I don’t think I’ve ever gotten over my first and only trip to Afghanistan. I don’t think I ever will. Those who know me know that I have a crazy obsession with that country. Maybe it’s because my ancestors lived there. Maybe it’s because my parents always preserved the part of my soul that was Afghan and didn’t let it fade into the background of the western culture I’ve been immersed in growing up. But I think it has a lot to do with that four-month trip I went on, years ago, as an 11 year old child.

I don’t think the concept of Diaspora was ever a relevant thing for me until I returned from that trip, four months later. After that, everything seemed familiar and unfamiliar at the same time, even now.
I don’t even know how to articulate the experience and memories that I was immersed in, and the everlasting impact they had on me. Here’s a feeble first attempt (which will definitely be tweaked 1294882848 more times as I keep writing in the coming months):
I remember getting off the plane in the Kabul International airport and being surrounded by men in turbans, wearing kohl in their eyes, and being terrified. This was the country known for being war-torn, dangerous, and scary.

My first car ride through Kabul consisted of child me witnessing children, mothers with babies, disabled afghans begging on the streets, knocking on the windows of the car, and being totally stunned.
Poverty was not something I had seen before, nor had raw exposure to. It hit hard. What’s even sadder is that I became used to seeing the poverty, until I didn’t see it anymore. Now imagine being a local.

War was not something I experienced in Afghanistan. I think it’s important to mention that my time in Afghanistan was extremely beautiful, peaceful, and emotionally healing. I can’t say the same for the present situation there, as I haven’t been able to return since. But while I was there, every stereotype that I had known about Afghanistan, broke.
This was the beginning of the seed that had been planted into my mind.

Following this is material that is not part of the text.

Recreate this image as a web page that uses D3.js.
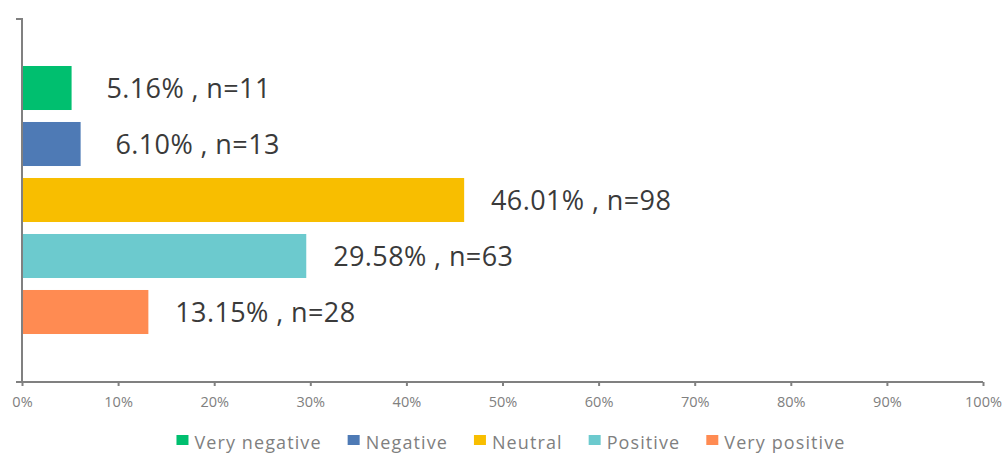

The inaccuracy of the media, the fact that different worlds and cultures and lives existed outside of the ones we have become so accustomed to, gaps in equality and power were very much real, and that the world needed some serious healing.

The following weeks in Afghanistan consisted of becoming familiar with a family I didn’t know I had, playing with children who shared my blood, swimming in rivers that were my land, speaking in a language that my ancestors spoke before me. The 11 year old me didn’t realize it, but those interactions impacted me in every way for the rest of my life. I had found a sense of belonging; something I could never claim in Canada, the country I grew up in. I had found my people, my place, and my home.

Coming back to Canada, nothing was the same. (Helloooo diaspora!) During class projects, the topic was always Afghanistan. I began writing poetry, and it was about Afghanistan. I didn’t understand why those four months in another country stayed with me so vividly. I didn’t understand why I didn’t ever feel like I belonged in the country I grew up in.

I still struggle with this feeling, years later, as a full-fledged adult. Perhaps one day, my travels will take me back to Afghanistan, and I’ll be able to figure it all out.
But for now, I’m just a girl, trying to find my place in the world, and make it a better place while I’m at it.